Records with drawing code
#####

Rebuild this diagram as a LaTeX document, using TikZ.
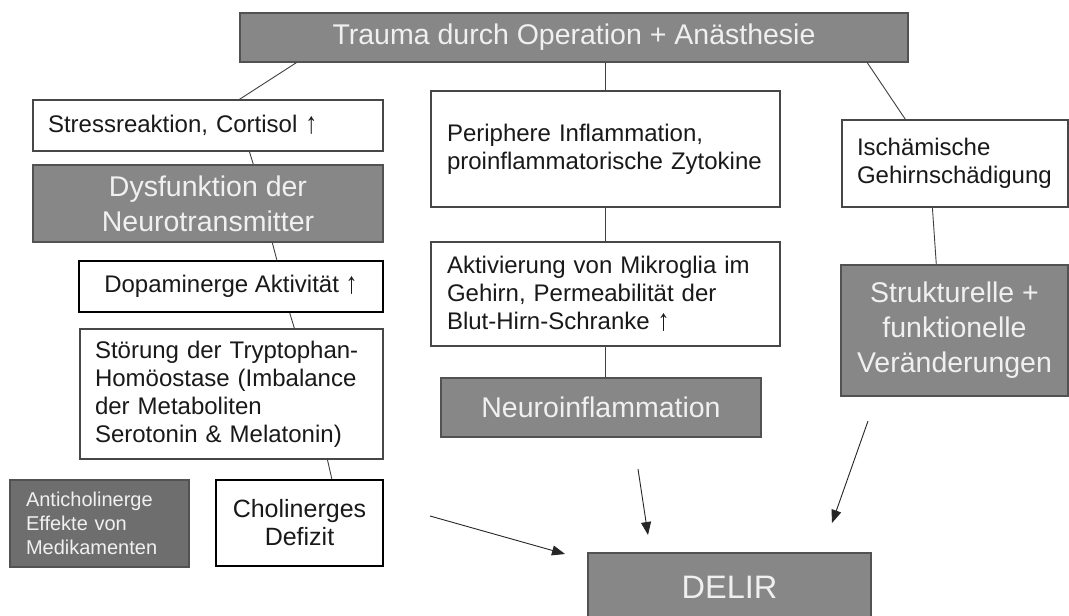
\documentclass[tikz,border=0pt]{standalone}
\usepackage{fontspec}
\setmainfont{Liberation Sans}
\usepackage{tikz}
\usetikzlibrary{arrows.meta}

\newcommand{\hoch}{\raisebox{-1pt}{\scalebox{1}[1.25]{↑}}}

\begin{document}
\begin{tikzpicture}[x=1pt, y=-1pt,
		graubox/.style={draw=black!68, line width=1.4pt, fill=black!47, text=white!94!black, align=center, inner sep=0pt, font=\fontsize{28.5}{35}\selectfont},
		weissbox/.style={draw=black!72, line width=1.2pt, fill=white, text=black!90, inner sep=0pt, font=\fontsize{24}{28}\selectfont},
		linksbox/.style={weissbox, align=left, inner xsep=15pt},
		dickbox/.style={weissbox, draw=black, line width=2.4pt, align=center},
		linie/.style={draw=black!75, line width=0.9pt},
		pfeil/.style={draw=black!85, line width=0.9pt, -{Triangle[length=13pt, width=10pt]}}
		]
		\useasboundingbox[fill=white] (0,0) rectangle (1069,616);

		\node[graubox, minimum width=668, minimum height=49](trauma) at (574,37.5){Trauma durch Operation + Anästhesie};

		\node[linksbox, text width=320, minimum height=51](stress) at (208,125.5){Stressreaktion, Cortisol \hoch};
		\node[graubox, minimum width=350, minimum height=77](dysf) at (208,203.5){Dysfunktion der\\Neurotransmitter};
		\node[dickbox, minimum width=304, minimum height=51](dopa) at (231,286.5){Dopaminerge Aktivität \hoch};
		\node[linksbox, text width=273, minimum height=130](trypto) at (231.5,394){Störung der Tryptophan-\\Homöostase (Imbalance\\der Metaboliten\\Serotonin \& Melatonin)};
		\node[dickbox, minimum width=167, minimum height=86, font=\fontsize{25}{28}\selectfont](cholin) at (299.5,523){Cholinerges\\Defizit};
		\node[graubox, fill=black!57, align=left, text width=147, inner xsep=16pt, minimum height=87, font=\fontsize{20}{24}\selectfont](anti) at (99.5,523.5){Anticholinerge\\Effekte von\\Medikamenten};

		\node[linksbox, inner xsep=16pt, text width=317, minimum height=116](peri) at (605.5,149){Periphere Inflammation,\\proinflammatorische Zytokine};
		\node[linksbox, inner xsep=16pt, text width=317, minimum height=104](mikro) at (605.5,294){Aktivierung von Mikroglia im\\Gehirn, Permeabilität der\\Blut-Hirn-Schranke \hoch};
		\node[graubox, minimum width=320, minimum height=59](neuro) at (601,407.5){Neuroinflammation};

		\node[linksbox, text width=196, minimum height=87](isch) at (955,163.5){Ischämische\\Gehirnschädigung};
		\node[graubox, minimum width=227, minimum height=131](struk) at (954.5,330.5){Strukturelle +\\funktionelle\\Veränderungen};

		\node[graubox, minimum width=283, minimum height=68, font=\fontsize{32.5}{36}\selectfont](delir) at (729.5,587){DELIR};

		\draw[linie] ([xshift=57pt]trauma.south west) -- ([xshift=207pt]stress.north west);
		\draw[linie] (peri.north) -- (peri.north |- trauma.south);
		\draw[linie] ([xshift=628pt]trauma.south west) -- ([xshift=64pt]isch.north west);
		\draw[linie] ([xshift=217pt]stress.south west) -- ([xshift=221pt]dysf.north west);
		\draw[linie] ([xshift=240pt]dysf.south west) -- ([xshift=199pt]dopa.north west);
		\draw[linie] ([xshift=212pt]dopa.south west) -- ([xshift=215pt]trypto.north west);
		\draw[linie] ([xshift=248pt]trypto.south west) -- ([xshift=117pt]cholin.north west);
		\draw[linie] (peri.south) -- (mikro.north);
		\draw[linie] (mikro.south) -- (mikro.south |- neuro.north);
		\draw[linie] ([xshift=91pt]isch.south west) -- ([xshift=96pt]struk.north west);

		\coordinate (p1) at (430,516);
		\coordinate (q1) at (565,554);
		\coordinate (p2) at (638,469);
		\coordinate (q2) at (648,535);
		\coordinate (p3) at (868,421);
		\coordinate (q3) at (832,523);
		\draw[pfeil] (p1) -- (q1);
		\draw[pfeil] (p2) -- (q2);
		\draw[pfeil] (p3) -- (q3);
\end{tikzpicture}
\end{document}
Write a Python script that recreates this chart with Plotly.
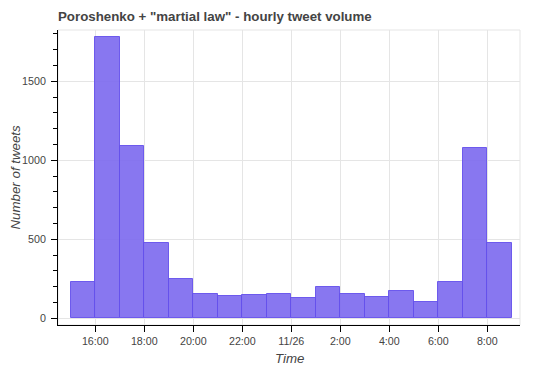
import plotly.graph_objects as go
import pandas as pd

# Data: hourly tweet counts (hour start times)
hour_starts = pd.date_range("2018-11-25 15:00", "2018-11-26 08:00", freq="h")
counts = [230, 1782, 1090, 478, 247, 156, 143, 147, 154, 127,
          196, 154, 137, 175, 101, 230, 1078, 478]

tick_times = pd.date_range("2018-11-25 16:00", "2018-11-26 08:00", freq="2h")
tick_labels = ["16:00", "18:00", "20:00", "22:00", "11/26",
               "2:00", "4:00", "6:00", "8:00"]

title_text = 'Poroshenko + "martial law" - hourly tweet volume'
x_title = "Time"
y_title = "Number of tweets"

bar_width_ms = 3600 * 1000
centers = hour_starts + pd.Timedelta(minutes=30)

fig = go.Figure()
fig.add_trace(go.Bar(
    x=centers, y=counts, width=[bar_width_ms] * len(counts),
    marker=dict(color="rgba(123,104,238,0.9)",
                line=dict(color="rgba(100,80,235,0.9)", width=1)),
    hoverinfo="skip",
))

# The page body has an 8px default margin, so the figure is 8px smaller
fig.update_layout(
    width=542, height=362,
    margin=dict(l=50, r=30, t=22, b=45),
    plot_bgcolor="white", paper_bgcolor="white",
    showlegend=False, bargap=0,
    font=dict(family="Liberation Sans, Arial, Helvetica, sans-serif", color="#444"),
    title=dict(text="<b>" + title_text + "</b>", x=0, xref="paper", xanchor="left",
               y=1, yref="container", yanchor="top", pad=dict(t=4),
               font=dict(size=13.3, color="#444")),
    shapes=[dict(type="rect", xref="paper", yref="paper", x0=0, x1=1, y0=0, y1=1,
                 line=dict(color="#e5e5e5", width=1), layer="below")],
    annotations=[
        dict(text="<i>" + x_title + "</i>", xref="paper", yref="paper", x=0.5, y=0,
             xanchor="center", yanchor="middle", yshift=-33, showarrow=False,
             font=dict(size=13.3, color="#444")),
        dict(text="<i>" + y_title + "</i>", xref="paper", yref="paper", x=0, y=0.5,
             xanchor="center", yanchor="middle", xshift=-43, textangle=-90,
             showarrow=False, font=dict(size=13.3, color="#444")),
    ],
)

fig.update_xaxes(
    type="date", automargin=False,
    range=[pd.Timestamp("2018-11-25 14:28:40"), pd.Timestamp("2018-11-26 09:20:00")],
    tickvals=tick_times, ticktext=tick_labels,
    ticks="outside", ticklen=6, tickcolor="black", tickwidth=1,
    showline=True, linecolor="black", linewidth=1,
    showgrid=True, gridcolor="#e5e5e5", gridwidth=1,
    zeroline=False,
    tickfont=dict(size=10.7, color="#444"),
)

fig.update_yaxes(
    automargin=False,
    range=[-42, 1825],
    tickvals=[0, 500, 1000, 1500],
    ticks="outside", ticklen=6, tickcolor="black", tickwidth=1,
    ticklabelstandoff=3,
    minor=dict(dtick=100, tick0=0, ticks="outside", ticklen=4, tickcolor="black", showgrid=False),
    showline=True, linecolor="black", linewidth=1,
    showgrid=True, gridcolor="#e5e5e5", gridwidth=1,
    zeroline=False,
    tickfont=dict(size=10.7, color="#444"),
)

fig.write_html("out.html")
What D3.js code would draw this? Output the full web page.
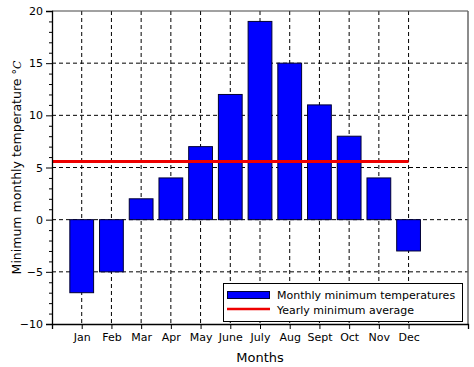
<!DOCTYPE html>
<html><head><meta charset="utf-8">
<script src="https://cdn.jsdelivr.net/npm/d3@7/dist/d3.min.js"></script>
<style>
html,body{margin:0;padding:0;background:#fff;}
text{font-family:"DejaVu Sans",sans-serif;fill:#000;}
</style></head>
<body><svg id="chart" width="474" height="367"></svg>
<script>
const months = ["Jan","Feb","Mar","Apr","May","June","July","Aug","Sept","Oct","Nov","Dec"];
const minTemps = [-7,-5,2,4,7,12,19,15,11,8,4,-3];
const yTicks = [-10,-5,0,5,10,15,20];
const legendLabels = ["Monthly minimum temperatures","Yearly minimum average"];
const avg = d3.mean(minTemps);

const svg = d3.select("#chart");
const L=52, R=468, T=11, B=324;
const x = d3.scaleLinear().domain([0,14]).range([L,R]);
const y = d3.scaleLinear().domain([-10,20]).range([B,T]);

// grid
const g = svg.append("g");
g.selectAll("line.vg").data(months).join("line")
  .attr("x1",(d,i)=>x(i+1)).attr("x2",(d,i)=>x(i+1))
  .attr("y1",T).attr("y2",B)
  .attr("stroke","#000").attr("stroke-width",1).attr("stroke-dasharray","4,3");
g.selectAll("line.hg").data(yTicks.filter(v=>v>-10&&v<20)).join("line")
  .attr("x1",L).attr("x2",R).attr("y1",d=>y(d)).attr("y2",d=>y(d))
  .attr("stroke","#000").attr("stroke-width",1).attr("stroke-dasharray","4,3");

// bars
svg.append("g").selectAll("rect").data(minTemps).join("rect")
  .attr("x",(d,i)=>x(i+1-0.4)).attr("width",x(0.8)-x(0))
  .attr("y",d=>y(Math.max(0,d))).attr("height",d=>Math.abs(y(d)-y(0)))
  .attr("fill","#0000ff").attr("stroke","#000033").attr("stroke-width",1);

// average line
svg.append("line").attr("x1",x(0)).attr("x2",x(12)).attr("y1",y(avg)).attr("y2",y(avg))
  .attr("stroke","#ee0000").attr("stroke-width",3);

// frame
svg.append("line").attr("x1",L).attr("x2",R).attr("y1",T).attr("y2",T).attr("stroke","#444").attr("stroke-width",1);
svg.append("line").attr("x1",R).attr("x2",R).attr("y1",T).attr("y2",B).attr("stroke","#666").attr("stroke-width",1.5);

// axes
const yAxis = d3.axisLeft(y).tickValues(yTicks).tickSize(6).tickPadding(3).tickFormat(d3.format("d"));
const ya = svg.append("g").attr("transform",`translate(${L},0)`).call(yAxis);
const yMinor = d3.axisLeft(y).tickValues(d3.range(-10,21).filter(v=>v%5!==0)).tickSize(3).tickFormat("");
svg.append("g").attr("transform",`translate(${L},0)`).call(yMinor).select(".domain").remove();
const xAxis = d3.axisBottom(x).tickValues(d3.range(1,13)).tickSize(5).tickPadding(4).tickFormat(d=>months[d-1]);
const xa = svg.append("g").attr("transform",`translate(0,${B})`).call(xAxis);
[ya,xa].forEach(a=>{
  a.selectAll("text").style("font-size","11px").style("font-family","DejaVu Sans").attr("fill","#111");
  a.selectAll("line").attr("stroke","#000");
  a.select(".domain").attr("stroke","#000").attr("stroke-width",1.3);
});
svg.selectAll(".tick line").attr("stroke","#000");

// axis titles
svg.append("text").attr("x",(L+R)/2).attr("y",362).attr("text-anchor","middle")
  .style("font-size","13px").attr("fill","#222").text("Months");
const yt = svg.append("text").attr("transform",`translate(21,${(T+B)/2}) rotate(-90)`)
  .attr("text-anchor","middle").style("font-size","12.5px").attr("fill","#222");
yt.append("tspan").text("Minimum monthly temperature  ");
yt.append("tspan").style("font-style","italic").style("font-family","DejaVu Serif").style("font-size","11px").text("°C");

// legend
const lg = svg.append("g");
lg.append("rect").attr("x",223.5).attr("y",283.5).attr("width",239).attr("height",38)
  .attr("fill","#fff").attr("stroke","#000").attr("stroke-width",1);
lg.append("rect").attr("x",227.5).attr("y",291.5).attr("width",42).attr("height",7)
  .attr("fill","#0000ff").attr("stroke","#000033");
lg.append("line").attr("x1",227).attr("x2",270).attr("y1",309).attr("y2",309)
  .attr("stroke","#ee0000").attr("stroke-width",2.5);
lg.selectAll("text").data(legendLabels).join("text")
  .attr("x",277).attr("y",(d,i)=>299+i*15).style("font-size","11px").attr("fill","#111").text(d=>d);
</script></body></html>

#####

▶ [What is expected] Repeat only the lines between the start of the data and the line with "fill=black!57, align=left, text", including those two lines, and skip the pictures.

▶ [Worked solution]
Rebuild this diagram as a LaTeX document, using TikZ.
\documentclass[tikz,border=0pt]{standalone}
\usepackage{fontspec}
\setmainfont{Liberation Sans}
\usepackage{tikz}
\usetikzlibrary{arrows.meta}

\newcommand{\hoch}{\raisebox{-1pt}{\scalebox{1}[1.25]{↑}}}

\begin{document}
\begin{tikzpicture}[x=1pt, y=-1pt,
		graubox/.style={draw=black!68, line width=1.4pt, fill=black!47, text=white!94!black, align=center, inner sep=0pt, font=\fontsize{28.5}{35}\selectfont},
		weissbox/.style={draw=black!72, line width=1.2pt, fill=white, text=black!90, inner sep=0pt, font=\fontsize{24}{28}\selectfont},
		linksbox/.style={weissbox, align=left, inner xsep=15pt},
		dickbox/.style={weissbox, draw=black, line width=2.4pt, align=center},
		linie/.style={draw=black!75, line width=0.9pt},
		pfeil/.style={draw=black!85, line width=0.9pt, -{Triangle[length=13pt, width=10pt]}}
		]
		\useasboundingbox[fill=white] (0,0) rectangle (1069,616);

		\node[graubox, minimum width=668, minimum height=49](trauma) at (574,37.5){Trauma durch Operation + Anästhesie};

		\node[linksbox, text width=320, minimum height=51](stress) at (208,125.5){Stressreaktion, Cortisol \hoch};
		\node[graubox, minimum width=350, minimum height=77](dysf) at (208,203.5){Dysfunktion der\\Neurotransmitter};
		\node[dickbox, minimum width=304, minimum height=51](dopa) at (231,286.5){Dopaminerge Aktivität \hoch};
		\node[linksbox, text width=273, minimum height=130](trypto) at (231.5,394){Störung der Tryptophan-\\Homöostase (Imbalance\\der Metaboliten\\Serotonin \& Melatonin)};
		\node[dickbox, minimum width=167, minimum height=86, font=\fontsize{25}{28}\selectfont](cholin) at (299.5,523){Cholinerges\\Defizit};
		\node[graubox, fill=black!57, align=left, text width=147, inner xsep=16pt, minimum height=87, font=\fontsize{20}{24}\selectfont](anti) at (99.5,523.5){Anticholinerge\\Effekte von\\Medikamenten};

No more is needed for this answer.